Replace 1 cup bonito flakes with ½ cup dulse and ½ cup nori.
Kombu is a dried, edible brown type of algae popularly used alongside bonito flakes to make dashi. However, you can use kombu separately to substitute bonito flakes when you run out.
Kombu has a chewy texture and rich, umami flavor that transforms a dish instantaneously.
You can use kombu to add a similar umami flavor to bonito flakes in dashi, soups, broth, noodles, sauces, and salad dressings.
If you aren’t a fan of kombu’s chewy texture, soak the seaweed for two to three hours to soften it slightly before use.
Then, replace 1 cup of bonito flakes with 1 cup of kombu.
Iriko (Baby Anchovies)
Dried iriko, otherwise known as baby anchovies, pack an extra punch of rich, umami flavors, crispy texture, and healthy omega-3 fatty acids.
These tiny sardines or anchovies are an excellent substitute for bonito flakes.
Iriko makes the best dashi, broths, and soups. However, you can add baby anchovies to noodles, hot pots, and soba for a rich, umami flavor.
Iriko has a more concentrated flavor than bonito flakes. So, roughly chop up ½ cup iriko to replace 1 cup bonito flakes.
While you don’t have to prepare dried iriko, we highly suggest removing the heads and guts when using fresh iriko to reduce the bitter flavor.
Dried Shiitake Mushrooms
Dried shiitake mushrooms are an excellent vegetarian and vegan-friendly substitute for bonito flakes. Shiitake mushrooms naturally contain guanylate, a sodium salt that leaches a pleasant umami taste.
Use dried shiitake mushrooms to make vegetarian dashi or add it to soups, noodles, fried rice, and seafood dishes.
You can use fresh shiitake mushrooms, but their dried counterpart has a stronger flavor.

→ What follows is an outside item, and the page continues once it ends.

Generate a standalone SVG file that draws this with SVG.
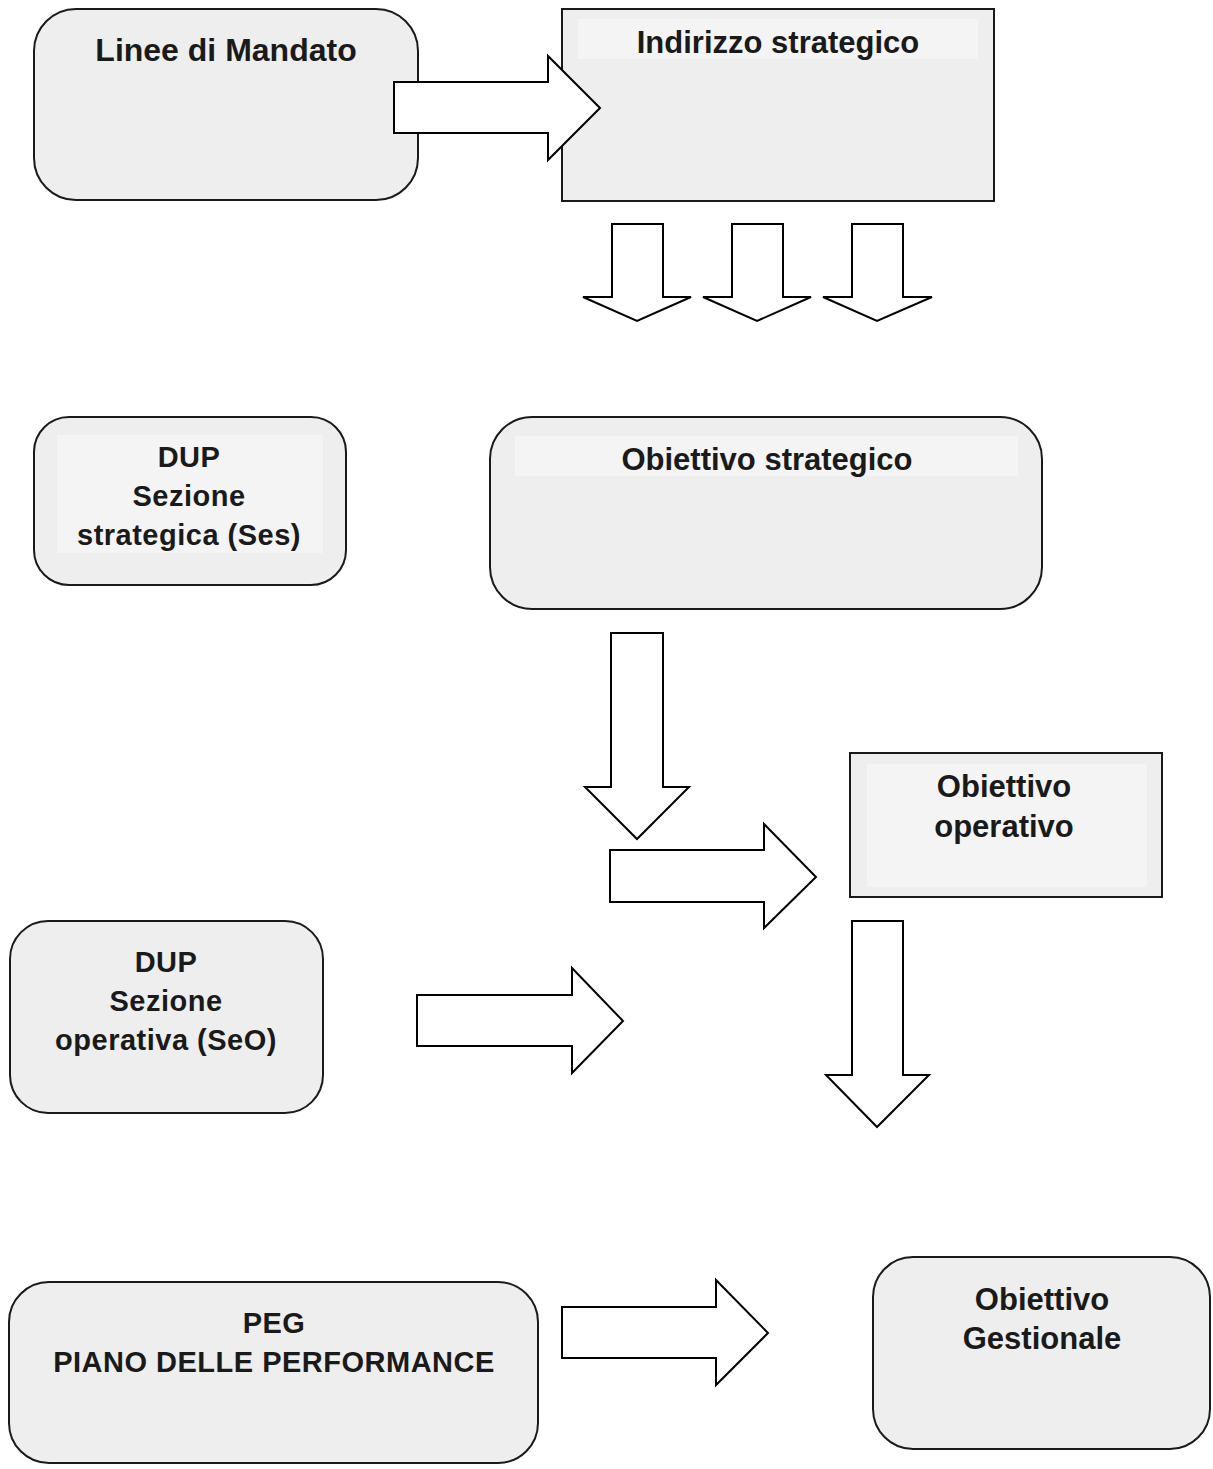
<svg xmlns="http://www.w3.org/2000/svg" width="1213" height="1469" viewBox="0 0 1213 1469">
<style>
.box{fill:#eeeeee;stroke:#1a1a1a;stroke-width:2}
.band{fill:#f4f4f4;stroke:none}
.h{font-family:"Liberation Sans",Arial,sans-serif;font-weight:bold;font-size:31px;fill:#1a1a1a;text-anchor:middle}
.s{font-family:"Liberation Sans",Arial,sans-serif;font-weight:bold;font-size:29px;fill:#1a1a1a;text-anchor:middle;letter-spacing:0.5px}
.arrow{fill:#ffffff;stroke:#000000;stroke-width:2;stroke-linejoin:miter}
</style>
<rect width="1213" height="1469" fill="#ffffff"/>
<g id="linee-mandato">
<rect class="box" x="34" y="9" width="384" height="191" rx="42"/>
<text class="h" x="226" y="61" style="font-size:32px">Linee di Mandato</text>
</g>
<g id="indirizzo-strategico">
<rect class="box" x="562" y="9" width="432" height="192"/>
<rect class="band" x="578" y="19" width="400" height="40"/>
<text class="h" x="778" y="53">Indirizzo strategico</text>
</g>
<g id="dup-ses">
<rect class="box" x="34" y="417" width="312" height="168" rx="35"/>
<rect class="band" x="57" y="435" width="266" height="118"/>
<text class="s" x="189" y="467">DUP</text>
<text class="s" x="189" y="506">Sezione</text>
<text class="s" x="189" y="545">strategica (Ses)</text>
</g>
<g id="obiettivo-strategico">
<rect class="box" x="490" y="417" width="552" height="192" rx="42"/>
<rect class="band" x="515" y="436" width="503" height="40"/>
<text class="h" x="767" y="470">Obiettivo strategico</text>
</g>
<g id="obiettivo-operativo">
<rect class="box" x="850" y="753" width="312" height="144"/>
<rect class="band" x="867" y="764" width="280" height="123"/>
<text class="h" x="1004" y="797">Obiettivo</text>
<text class="h" x="1004" y="837">operativo</text>
</g>
<g id="dup-seo">
<rect class="box" x="10" y="921" width="313" height="192" rx="38"/>
<text class="s" x="166" y="972">DUP</text>
<text class="s" x="166" y="1011">Sezione</text>
<text class="s" x="166" y="1050">operativa (SeO)</text>
</g>
<g id="peg">
<rect class="box" x="9" y="1282" width="529" height="181" rx="40"/>
<text class="s" x="274" y="1333">PEG</text>
<text class="s" x="274" y="1372">PIANO DELLE PERFORMANCE</text>
</g>
<g id="obiettivo-gestionale">
<rect class="box" x="873" y="1257" width="337" height="192" rx="40"/>
<text class="h" x="1042" y="1310">Obiettivo</text>
<text class="h" x="1042" y="1349">Gestionale</text>
</g>
<g id="connectors">
<polygon class="arrow" points="394,82 548,82 548,56 600,108 548,160 548,133 394,133"/>
<polygon class="arrow" points="612,224 663,224 663,297 691,297 637,321 583,297 612,297"/>
<polygon class="arrow" points="732,224 783,224 783,297 811,297 757,321 703,297 732,297"/>
<polygon class="arrow" points="852,224 903,224 903,297 932,297 877,321 823,297 852,297"/>
<polygon class="arrow" points="611,633 663,633 663,787 689,787 637,839 585,787 611,787"/>
<polygon class="arrow" points="610,850 764,850 764,824 816,877 764,928 764,902 610,902"/>
<polygon class="arrow" points="417,995 572,995 572,968 623,1021 572,1073 572,1046 417,1046"/>
<polygon class="arrow" points="852,921 903,921 903,1075 929,1075 877,1127 826,1075 852,1075"/>
<polygon class="arrow" points="562,1307 716,1307 716,1280 768,1333 716,1385 716,1358 562,1358"/>
</g>
</svg>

You can use 1 cup of dried shiitake mushrooms for every 1 cup of bonito flakes. However, you’ll need to up the scale when using fresh mushrooms.
Consider using toasted soybeans to replace bonito flakes for a milder, subtle umami flavor. Soybeans will allow the other ingredients in your dish to shine without an overpowering fishy, umami taste.
You can use toasted soybeans to prepare a delicate and mellow-tasting dashi.
Use 1½ cups toasted soybeans to replace 1 cup bonito flakes.
You can add more soybeans to sharpen the umami flavor of your dish.
Nutritional yeast isn’t a popular Japanese ingredient. However, it is often used as a flavorsome topping for savory dishes like noodles and tofu.
While nutritional yeast lacks the fishy flavors of bonito flakes, it boasts a naturally strong umami flavor, making it an ideal substitute.
Use nutritional yeast as an umami-flavored topping for noodles, soups, stews, fried rice, salads, and more.
You can start using 3 tablespoons to replace 1 cup of bonito flakes and gradually increase the amount to match your preference.